Saturday, 29 November 2008

Advent vs Alistair Darling

From this week's Church Times...

The Archbishop of Canterbury, in a video from the Church of England’s Advent website, screened to journal­ists at Lambeth Palace on Monday, said that the economic crisis had been driven by impatience.

“We are not a culture that’s very used to waiting,” he said, at almost the same moment as the Chancellor was announcing that he would bor­row £118 billion next year, the equivalent of £1934 for every person in the UK.

Dr Williams said: “All those bits of our contemporary culture which are about rushing to get gratification, getting the results straight away, all those habits of our culture which so drive the crises of our culture, whether it’s the credit crunch or the environmental crisis — all those things we have to cast a rather cold eye on during Advent.”

The message of Advent was the opposite of what the Chancellor was saying, said the RC Abbot of Worth, Dom Christopher Jamison, author of Finding Happiness, extracts of which are included in the Advent site.

“We see Advent as a very seriously charged moment, in which we . . . refuse to behave as though the way to salvation is to spend more and to get into debt more, because that is what has got us into this trouble in the first place,” he said at the launch.

“The antidote to greed is waiting. It is not never shop, but shop less; not stand still, but go slower; but that is not what the politicians are going to tell us. The Chancellor is going to say ‘Spend like before.’ But that is what has got us into trouble in the first place.
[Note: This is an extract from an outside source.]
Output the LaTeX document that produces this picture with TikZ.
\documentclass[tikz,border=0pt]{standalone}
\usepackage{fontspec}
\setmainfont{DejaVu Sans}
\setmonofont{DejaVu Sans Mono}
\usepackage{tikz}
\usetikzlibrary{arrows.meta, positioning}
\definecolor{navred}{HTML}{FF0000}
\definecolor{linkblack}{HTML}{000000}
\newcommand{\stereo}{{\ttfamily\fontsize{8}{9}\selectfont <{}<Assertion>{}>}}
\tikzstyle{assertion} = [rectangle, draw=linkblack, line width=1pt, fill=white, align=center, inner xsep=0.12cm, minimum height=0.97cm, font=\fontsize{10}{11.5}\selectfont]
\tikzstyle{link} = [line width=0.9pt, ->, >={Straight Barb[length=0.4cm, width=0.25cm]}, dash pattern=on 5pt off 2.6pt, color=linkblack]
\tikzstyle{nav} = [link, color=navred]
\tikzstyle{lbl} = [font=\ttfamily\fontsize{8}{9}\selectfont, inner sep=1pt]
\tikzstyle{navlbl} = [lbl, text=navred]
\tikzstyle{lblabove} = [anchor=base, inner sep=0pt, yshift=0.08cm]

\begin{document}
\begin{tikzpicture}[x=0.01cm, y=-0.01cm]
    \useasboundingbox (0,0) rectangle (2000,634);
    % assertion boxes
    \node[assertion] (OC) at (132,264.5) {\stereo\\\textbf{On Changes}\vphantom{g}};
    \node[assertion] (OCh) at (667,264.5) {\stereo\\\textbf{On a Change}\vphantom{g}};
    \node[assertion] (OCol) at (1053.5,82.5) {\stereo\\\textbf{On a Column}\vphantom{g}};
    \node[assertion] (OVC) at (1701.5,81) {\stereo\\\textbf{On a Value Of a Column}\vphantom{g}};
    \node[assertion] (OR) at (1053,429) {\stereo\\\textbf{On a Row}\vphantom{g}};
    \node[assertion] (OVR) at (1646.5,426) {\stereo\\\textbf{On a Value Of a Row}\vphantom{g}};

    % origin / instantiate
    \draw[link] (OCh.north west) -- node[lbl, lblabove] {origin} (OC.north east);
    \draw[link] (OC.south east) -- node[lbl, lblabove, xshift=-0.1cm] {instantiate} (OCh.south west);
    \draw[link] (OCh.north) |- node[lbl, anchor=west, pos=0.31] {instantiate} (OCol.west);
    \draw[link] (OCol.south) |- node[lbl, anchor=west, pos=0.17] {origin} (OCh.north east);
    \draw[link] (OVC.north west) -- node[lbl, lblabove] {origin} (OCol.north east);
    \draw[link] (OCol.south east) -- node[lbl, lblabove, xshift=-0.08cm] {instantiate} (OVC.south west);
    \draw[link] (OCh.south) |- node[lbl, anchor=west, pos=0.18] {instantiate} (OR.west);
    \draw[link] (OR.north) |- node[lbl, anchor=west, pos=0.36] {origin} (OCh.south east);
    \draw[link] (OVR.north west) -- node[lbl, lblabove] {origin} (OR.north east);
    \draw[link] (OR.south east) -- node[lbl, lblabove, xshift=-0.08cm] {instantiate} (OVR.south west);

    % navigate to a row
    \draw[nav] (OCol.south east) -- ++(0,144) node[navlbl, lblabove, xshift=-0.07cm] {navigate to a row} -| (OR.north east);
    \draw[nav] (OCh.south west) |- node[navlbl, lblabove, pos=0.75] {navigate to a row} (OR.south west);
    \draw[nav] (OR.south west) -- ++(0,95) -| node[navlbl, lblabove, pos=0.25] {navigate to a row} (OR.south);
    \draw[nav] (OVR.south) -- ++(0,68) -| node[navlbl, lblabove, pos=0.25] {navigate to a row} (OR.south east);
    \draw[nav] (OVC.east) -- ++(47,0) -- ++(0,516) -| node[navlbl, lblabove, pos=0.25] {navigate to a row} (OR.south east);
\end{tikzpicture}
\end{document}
“The economy is going through a readjustment, whether we like it or not. If we behave like we have in the last ten years, then we will just see another crisis. We have to work for an economy with a more solid founda­tion in order to skip the boom and bust. But the politicians have not done that.”

In the video, Dr Williams criticised the way society was “saturated” with carols as leaving little space to think. But Dr Paula Gooder, the Birmingham-based theologian and author of The Meaning is in the Waiting (Canterbury Press), who, with Fr Jamison, had contributed to the Church’s Advent programme, said: “I don’t think there is anything wrong with lots of carols and early Christmas trees. It is the way we celebrate Christmas now.” Advent was about realising “that this moment is like no other and once it’s gone, it’s gone”.

The Bishop of Reading, the Rt Revd Stephen Cottrell, whose Advent book Do Nothing Christmas is Coming (CHP) is also featured on the website, said: “I don’t want to be a kill-joy about carols, but if you sing them too early, you lose the sense of occasion. “A feast is better when it is pre­ceded by a fast. When every day is Christmas Day, then no day is Christmas Day.”

Some people did not put up their Christmas tree until Christmas Eve or drink alcohol during Advent, but that was not a course he was going to follow. “It’s a lot harder not drinking in Advent than it is in Lent. Not drinking is probably unrealistic.”

Elsewhere, the Archbishop of Wales, Dr Barry Morgan, six other Welsh bishops, and the four Chief Constables in Wales have combined in a campaign against binge drink­­ing. People would be invited to “pledge” to cut down, Dr Morgan said at the campaign launched on Thursday last week.